Originally posted by gokenin Gun ownership rate is about 27% of households with great regional variations, rural much higher than urban, west higher than east in America
During the period 1972 to 2006, the percentage of American households that reported
having any guns in the home has dropped nearly 20 percentage points: from a high of
54 percent in 1977 to 34.5 percent in 2006
http://www.vpc.org/studies/gunownership.pdf
thats only 7.5% difference but then again there are no Canadians with guns are there?
That comparison is quite meaningless as it compares apples and oranges.
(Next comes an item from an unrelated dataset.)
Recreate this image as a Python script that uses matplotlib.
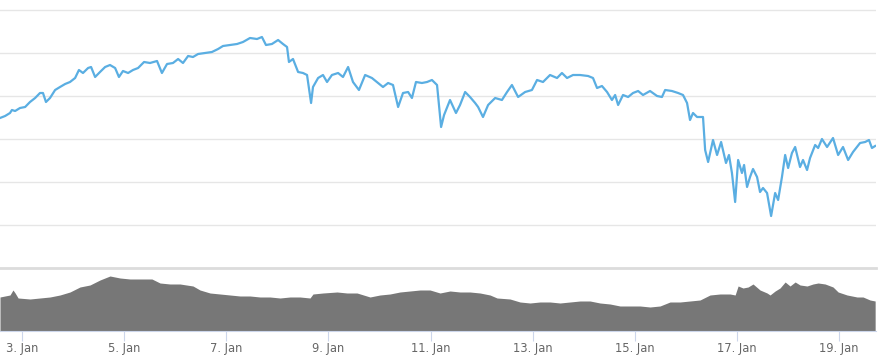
import numpy as np
import matplotlib
matplotlib.use("Agg")
import matplotlib.pyplot as plt
import matplotlib.dates as mdates
from matplotlib.ticker import FuncFormatter


# Series start (left edge of the chart)
start = np.datetime64("2018-01-02T13:40")

# Price line: hours since start, price
price_hours = [
    0, 2.4, 4.7, 5.6, 7.1, 9.4, 11.8, 14.1, 16.5, 18.8, 20.2, 21.6, 23.5, 25.9,
    28.2, 30.6, 32.9, 35.3, 37.1, 39.0, 41.4, 42.8, 44.7, 47.0, 49.4, 51.7, 54.1,
    55.9, 57.8, 60.2, 62.5, 64.9, 67.7,
    70.5, 73.8, 76.1, 78.5, 81.3, 83.7, 86.0, 88.4, 90.7, 93.1, 96.4, 99.6,
    102.5, 104.8, 108.1, 111.4, 114.2, 117.5, 120.8, 123.1, 125.0, 127.8, 130.7,
    133.0, 134.9, 135.8, 137.7,
    140.1, 142.4, 144.3, 146.2, 147.1, 149.5, 151.8, 153.7, 156.0, 158.9, 161.2,
    163.6, 165.9, 168.7, 171.6, 174.8, 177.7, 180.0, 182.4, 184.7, 187.1, 189.4,
    191.8, 193.6, 195.5, 198.3, 200.7, 203.0, 205.4,
    207.3, 208.7, 211.5, 214.3, 216.2, 218.6, 220.9, 223.3, 224.7, 227.0, 229.4,
    232.7, 235.9, 238.3, 240.6, 243.5, 246.8, 250.0, 252.4, 255.2, 258.5, 261.8,
    264.1, 266.5, 269.3,
    272.6, 276.4, 278.7, 280.6, 282.9, 285.3, 287.6, 289.1, 290.5, 292.8, 295.2,
    297.5, 299.9, 302.2, 305.5, 308.8, 311.1, 312.6, 315.8, 318.7, 321.0, 322.9,
    324.3, 325.7, 327.6, 330.4, 331.4, 332.8, 335.1, 337.0, 338.9, 341.2, 342.6,
    344.0, 345.5, 346.9, 348.7, 349.7, 351.1, 352.5, 353.9, 355.8, 357.2, 358.6,
    360.5, 362.4, 364.3, 365.7, 367.5, 369.0, 370.4, 372.2, 373.7, 376.0, 377.4,
    379.3, 380.7, 383.1, 384.5, 386.3, 388.7, 391.5, 393.9, 396.2, 398.6, 400.9,
    404.2, 406.6, 408.4, 409.8, 411.3,
]
price = [
    150, 152, 155, 158, 157, 160, 161, 166, 170, 175, 175, 166, 170, 178,
    181, 184, 186, 190, 198, 195, 200, 201, 191, 196, 201, 203, 200,
    191, 197, 195, 198, 200, 206,
    205, 207, 195, 204, 205, 209, 205, 212, 211, 214, 215, 216,
    219, 222, 223, 224, 226, 230, 229, 231, 223, 224, 228,
    224, 221, 206, 209,
    196, 195, 193, 165, 181, 190, 193, 186, 193, 195, 191,
    201, 186, 178, 193, 190, 185, 181, 185, 183, 161, 175,
    176, 170, 186, 185, 186, 188, 183,
    141, 153, 168, 155, 163, 176, 171, 165, 161, 151, 163,
    170, 168, 176, 183, 171, 176, 178, 188, 186, 193, 190,
    195, 190, 193,
    193, 192, 190, 180, 182, 176, 168, 173, 163, 173, 171,
    175, 177, 173, 177, 172, 171, 178, 177, 175, 173, 165,
    148, 155, 151, 151, 118, 106, 128, 113, 126, 105, 113,
    95, 66, 108, 95, 103, 81, 91, 99, 91, 76, 80,
    75, 52, 75, 68, 91, 113, 100, 115, 121, 101, 108,
    98, 110, 123, 120, 129, 121, 130, 113, 121, 108, 116,
    125, 126, 128, 120, 122,
]

# Volume area: hours since start, volume
volume_hours = [
    0, 4.7, 6.1, 7.1, 8.5, 14.1, 18.8, 23.5, 28.2, 32.9, 37.6, 42.3, 47.0, 51.7,
    56.4, 61.1, 65.8, 71.4, 75.2, 79.9, 84.6, 90.7, 94.0, 98.7, 103.4, 108.1,
    112.8, 117.5, 122.2, 126.9, 131.6, 136.3, 141.0, 145.7, 147.1, 151.8, 158.4,
    163.1, 167.8, 173.9, 178.6, 183.3, 188.0, 192.7, 197.4, 202.1, 206.8, 211.5,
    216.2, 220.9, 225.6, 230.3, 233.6, 239.7, 244.4, 249.1, 253.8, 258.5, 263.2,
    267.9, 272.6, 277.3, 282.0, 286.7, 291.4, 296.1, 300.8, 305.5, 310.2, 314.9,
    319.6, 324.3, 329.0, 333.7, 338.4, 343.1, 345.5, 346.9, 349.2, 351.6, 353.9,
    357.2, 360.5, 361.9, 364.3, 366.6, 369.0, 371.3, 373.7, 376.0, 379.3, 382.1,
    384.5, 387.8, 391.5, 393.9, 398.1, 402.8, 405.6, 408.9, 411.3,
]
volume = [
    34, 36, 41, 38, 33, 32, 33, 34, 36, 39, 44, 46, 51, 55,
    53, 52, 52, 52, 48, 47, 47, 45, 41, 38, 37, 36,
    35, 35, 34, 34, 33, 34, 34, 33, 37, 38, 39,
    38, 38, 34, 36, 37, 39, 40, 41, 41, 38, 40,
    39, 39, 38, 36, 33, 32, 29, 28, 29, 29, 28,
    29, 30, 30, 28, 27, 25, 25, 25, 24, 25, 29,
    29, 30, 31, 36, 37, 37, 36, 45, 43, 44, 47,
    41, 38, 36, 40, 43, 49, 45, 49, 46, 45, 47,
    48, 47, 44, 39, 36, 34, 34, 31, 30,
]


def to_time(hours):
    minutes = np.round(np.asarray(hours) * 60).astype("timedelta64[m]")
    return start + minutes


price_t = to_time(price_hours)
volume_t = to_time(volume_hours)
x_end = to_time([411.7])[0]

W, H = 884, 363
fig = plt.figure(figsize=(W / 100, H / 100), dpi=100)
fig.patch.set_facecolor("white")

# Price pane (pixel rows 9..268) and volume pane (268..331)
ax = fig.add_axes([0, (H - 268) / H, 876 / W, 259 / H])
axv = fig.add_axes([0, (H - 331) / H, 876 / W, 63 / H], sharex=ax)

ax.plot(price_t, price, color="#5aaee2", lw=1.6, solid_joinstyle="round", zorder=3)
ax.set_ylim(0, 259)
ax.set_yticks(np.arange(43, 260, 43))
ax.grid(axis="y", color="#e6e6e6", lw=1)
ax.tick_params(left=False, labelleft=False, bottom=False, labelbottom=False)
for s in ax.spines.values():
    s.set_visible(False)

axv.fill_between(volume_t, volume, 0, color="#777777", lw=0, zorder=2)
axv.set_ylim(0, 63)
axv.set_yticks([])
axv.axhline(63, color="#dcdcdc", lw=2, zorder=1, clip_on=False)
for name in ["top", "left", "right"]:
    axv.spines[name].set_visible(False)
axv.spines["bottom"].set_color("#ccd6eb")

axv.set_xlim(start, x_end)
axv.xaxis.set_major_locator(mdates.DayLocator(bymonthday=list(range(3, 20, 2))))
axv.xaxis.set_major_formatter(
    FuncFormatter(lambda v, pos: f"{mdates.num2date(v).day}. {mdates.num2date(v):%b}")
)
axv.tick_params(axis="x", length=7, width=0.8, color="#ccd6eb", labelcolor="#666666",
                labelsize=8.3, pad=1)

fig.savefig("out.png", dpi=100)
In Canada over 98% of all weapons legally owned by it's citizens are hunting long guns. Handguns are extremely hard to acquire and legally own and permits to carry though they exist are nearly impossible to get (as of 2009 there were 4 permits to carry issued to citizens in my province). Assault/military weapons are banned.
As you may guess, the vast majority of those rifles and shotguns are owned by hunters and rural folks. The gun ownership mentality is different from the US here. Nobody buys or owns a gun to "defend themselves" (gun laws mandate that the gun be locked away and ammo stored separately, so they are not much use as a defensive weapon), we mostly own guns to go hunting, varmint control and a handful to go target shooting. I personally own 5 rifles and they each have a trigger lock AND are locked away in a gun safe at my country house. No use for them in town.
Originally posted by gokenin makes me want to know what the other 70% of people use to kill one another up there in Canada
In this country, a homicide with a firearm has a mandatory sentence so murderers think twice before using a gun. Also because of our strict gun laws, though there are a lot of long guns in the country, they are usually locked up safely and not easily available.
Another thing that skews the statistics is that many gun deaths in the US which are ruled "accidental" or "justifiable" (self defense) are considered homicides here and prosecuted.
All this to say that - without throwing stones at the US - the whole firearm ownership and use culture is very different outside the US, and as I mentioned in my first post, had that guy shot car jackers - even with a legally owned weapon - here in Canada, he'd be in jail and the "self defense" defense which may be fine in the US would not fly here.